Neither the presidency nor the defense ministry commented on the story, but two sources told the outlet that Petro read a wrong column from the report, leading him to give incorrect figure.
Local journalist Jorge Eduardo Espinosa had issued the same rebuttal, saying that a large part of the weapons cache might not be loaded into the system but still be in the bases.
"There are periodical revisions in the military bases: vehicles, ammo, arms. It's odd that no one notices when strategic material is missing. Did the president read the wrong column?," Espinosa said on X.
"The missing material is in a certain column is the one that hasn't been loaded into the system. It doesn't mean it's missing, but it means it hasn't been loaded. Another column does hint what's missing and that of course needs to be investigated," he added.
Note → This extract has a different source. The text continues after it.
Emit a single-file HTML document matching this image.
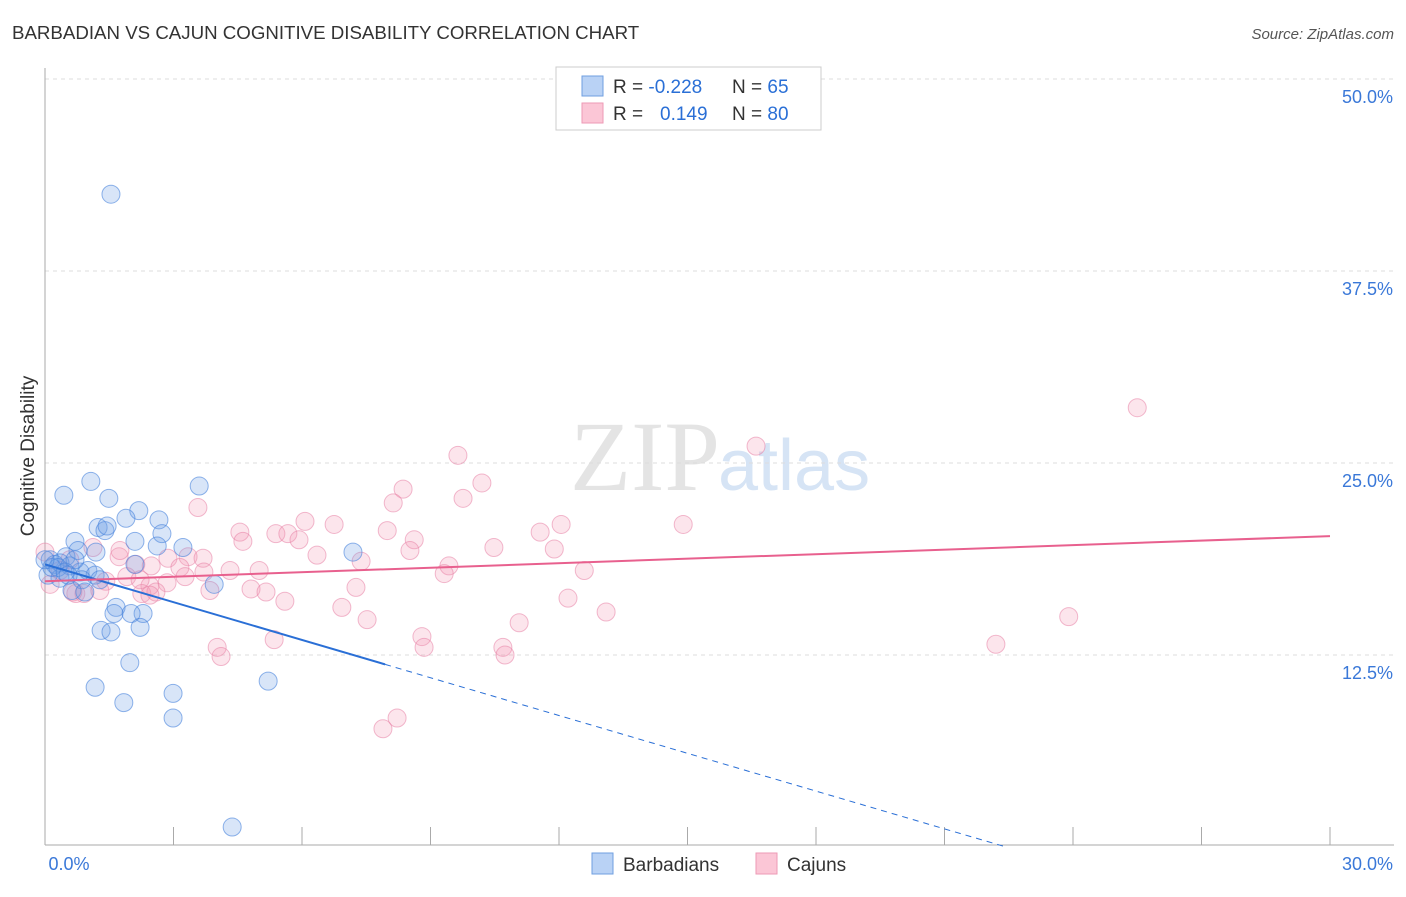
<!DOCTYPE html>
<html><head><meta charset="utf-8"><style>
body{margin:0;background:#fff;font-family:"Liberation Sans",sans-serif}
</style></head><body>
<svg width="1406" height="892" id="svg" xmlns="http://www.w3.org/2000/svg" font-family="Liberation Sans, sans-serif">
<text x="12" y="39" font-size="18.7" fill="#333">BARBADIAN VS CAJUN COGNITIVE DISABILITY CORRELATION CHART</text>
<text x="1394" y="39" font-size="15" fill="#555" font-style="italic" text-anchor="end">Source: ZipAtlas.com</text>
<text x="34" y="456" font-size="19" fill="#333" transform="rotate(-90 34 456)" text-anchor="middle">Cognitive Disability</text>
<text x="720" y="490" font-size="100" fill="#e4e4e4" text-anchor="end" font-family="Liberation Serif, serif">ZIP</text>
<text x="718" y="490" font-size="72" fill="#d6e4f5">atlas</text>
<g id="grid"></g><g id="pts"></g><g id="lines"></g>
<g>
<rect x="556" y="67" width="265" height="63" fill="#fff" stroke="#ccc"/>
<rect x="582" y="76" width="21" height="20" fill="#b9d2f5" stroke="#6f9fe0"/>
<rect x="582" y="103" width="21" height="20" fill="#fbc6d6" stroke="#ee9ab5"/>
<text x="613" y="93" font-size="19" fill="#333">R = <tspan fill="#2a6fd6">-0.228</tspan><tspan x="732">N = </tspan><tspan fill="#2a6fd6">65</tspan></text>
<text x="613" y="120" font-size="19" fill="#333">R = <tspan x="660" fill="#2a6fd6">0.149</tspan><tspan x="732">N = </tspan><tspan fill="#2a6fd6">80</tspan></text>
</g>
<g>
<rect x="592" y="853" width="21" height="21" fill="#b9d2f5" stroke="#6f9fe0"/>
<text x="623" y="871" font-size="19" fill="#333">Barbadians</text>
<rect x="756" y="853" width="21" height="21" fill="#fbc6d6" stroke="#ee9ab5"/>
<text x="787" y="871" font-size="19" fill="#333">Cajuns</text>
</g>
</svg>
<script>
const yTicks=[12.5,25,37.5,50];
const xTickLabels=["0.0%","30.0%"];
const blueX=[1.54,4.37,0.44,1.07,1.49,3.60,2.19,1.89,2.66,1.24,1.40,1.45,2.73,0.70,2.10,2.62,3.22,7.19,1.19,0.77,0.49,0.12,0.23,0.35,0.58,0.82,1.00,2.10,1.17,0.07,0.35,0.86,0.63,0.93,3.95,1.66,1.61,2.29,2.01,1.31,1.54,2.22,1.98,1.17,2.99,5.21,1.84,2.99,0.16,0.30,0.0,0.47,0.70,0.54,1.28];
const blueY=[42.5,1.3,22.9,23.8,22.7,23.5,21.9,21.4,21.3,20.8,20.6,20.9,20.4,19.9,19.9,19.6,19.5,19.2,19.2,19.3,18.9,18.7,18.4,18.5,18.3,17.9,18.0,18.4,17.7,17.7,17.5,17.4,16.7,16.6,17.1,15.6,15.2,15.2,15.2,14.1,14.0,14.3,12.0,10.4,10.0,10.8,9.4,8.4,18.2,18.2,18.7,17.9,18.7,17.7,17.4];
const redX=[25.5,16.6,9.64,10.2,8.36,9.76,8.13,3.57,6.07,6.75,12.05,14.9,4.55,5.39,5.67,7.99,11.56,4.62,8.62,5.93,10.48,11.89,8.52,6.35,7.38,0.0,1.73,1.12,2.12,2.87,3.34,3.69,2.48,3.15,4.32,5.0,9.43,9.32,12.59,1.91,3.27,3.71,1.42,2.85,2.45,7.26,4.81,5.16,2.26,2.59,0.72,0.91,0.65,5.60,6.93,12.21,13.10,7.52,11.07,23.9,8.80,5.35,4.02,8.85,10.69,22.2,4.11,10.74,8.22,7.89,0.12,0.35,1.75,2.45,3.85,1.28,0.58,2.22];
const redY=[28.6,26.1,25.5,23.7,23.3,22.7,22.4,22.1,21.2,21.0,21.0,21.0,20.5,20.4,20.4,20.6,20.5,19.9,20.0,20.0,19.5,19.4,19.3,19.0,18.6,19.2,18.9,19.5,18.4,18.8,18.9,18.8,18.3,18.2,18.0,18.0,18.3,17.8,18.0,17.6,17.6,17.9,17.3,17.2,17.0,16.9,16.8,16.6,16.5,16.6,16.5,16.5,16.6,16.0,15.6,16.2,15.3,14.8,14.6,15.0,13.7,13.5,13.0,13.0,13.0,13.2,12.4,12.5,8.4,7.7,17.1,18.0,19.3,16.4,16.7,16.7,18.7,17.4];
const blueTrend=[18.4,-0.82];
const redTrend=[17.3,0.098];
const X=v=>45+v*1285/30, Y=v=>847-v*768/50;
const NS="http://www.w3.org/2000/svg";
function mk(t,a,p){const e=document.createElementNS(NS,t);for(const k in a)e.setAttribute(k,a[k]);p.appendChild(e);return e;}
const grid=document.getElementById('grid');
yTicks.forEach(t=>{
const l=mk('line',{x1:45,x2:1394,y1:Y(t),y2:Y(t),stroke:'#ddd','stroke-dasharray':'4 4'},grid);


const tx=mk('text',{x:1393,y:Y(t)+24,'font-size':18,fill:'#3a78d8','text-anchor':'end'},grid);tx.textContent=t.toFixed(1)+'%';


});
const ax=mk('line',{x1:45,x2:1394,y1:845,y2:845,stroke:'#aaa'},grid);


const ay=mk('line',{x1:45,x2:45,y1:68,y2:845,stroke:'#aaa'},grid);


for(let i=0;i<=10;i++){const t=mk('line',{x1:X(i*3),x2:X(i*3),y1:827,y2:845,stroke:'#aaa'},grid);

}
[[X(0)+24,'middle',xTickLabels[0]],[1393,'end',xTickLabels[1]]].forEach(([x,a,s])=>{const t=mk('text',{x:x,y:870,'font-size':18,fill:'#3a78d8','text-anchor':a},grid);t.textContent=s;

});
const pts=document.getElementById('pts');
redX.forEach((v,i)=>{const c=mk('circle',{cx:X(v),cy:Y(redY[i]),r:9,fill:'rgba(244,150,180,0.25)',stroke:'rgba(232,130,165,0.55)'},pts);

});
blueX.forEach((v,i)=>{const c=mk('circle',{cx:X(v),cy:Y(blueY[i]),r:9,fill:'rgba(110,160,230,0.27)',stroke:'rgba(70,130,220,0.6)'},pts);

});
const ln=document.getElementById('lines');
const bEnd=7.94, bZero=-blueTrend[0]/blueTrend[1];
const b1=mk('line',{x1:X(0),y1:Y(blueTrend[0]),x2:X(bEnd),y2:Y(blueTrend[0]+blueTrend[1]*bEnd),stroke:'#2a6fd6','stroke-width':2},ln);


const b2=mk('line',{x1:X(bEnd),y1:Y(blueTrend[0]+blueTrend[1]*bEnd),x2:X(bZero),y2:Y(0),stroke:'#2a6fd6','stroke-width':1,'stroke-dasharray':'6 5'},ln);


const r1=mk('line',{x1:X(0),y1:Y(redTrend[0]),x2:X(30),y2:Y(redTrend[0]+redTrend[1]*30),stroke:'#e8608e','stroke-width':2},ln);


</script>
</body></html>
Colombian general Helder Giraldo said an investigation was launched to determine the exact amount of missing ammunition, but denied any missiles had been subtracted. He did echo Petro's statements about members of the army being involved in selling arms to "organized armed groups in the country."
Giraldo added that members accused of being part of this scheme have been removed from their posts and face criminal charges, but declined to say how were implicated.
Petro said last week that chances are the weapons ended in "networks dedicated to the mass trade of weapons." He added that recipients could include both local and foreign criminal organizations, including those currently sowing chaos in Haiti.
"This shows that mobs have penetrated our institutions through false ideologies. That ammo might be killing our law enforcement officials, our citizens and, perhaps, young people and those in Haiti and elsewhere in the world."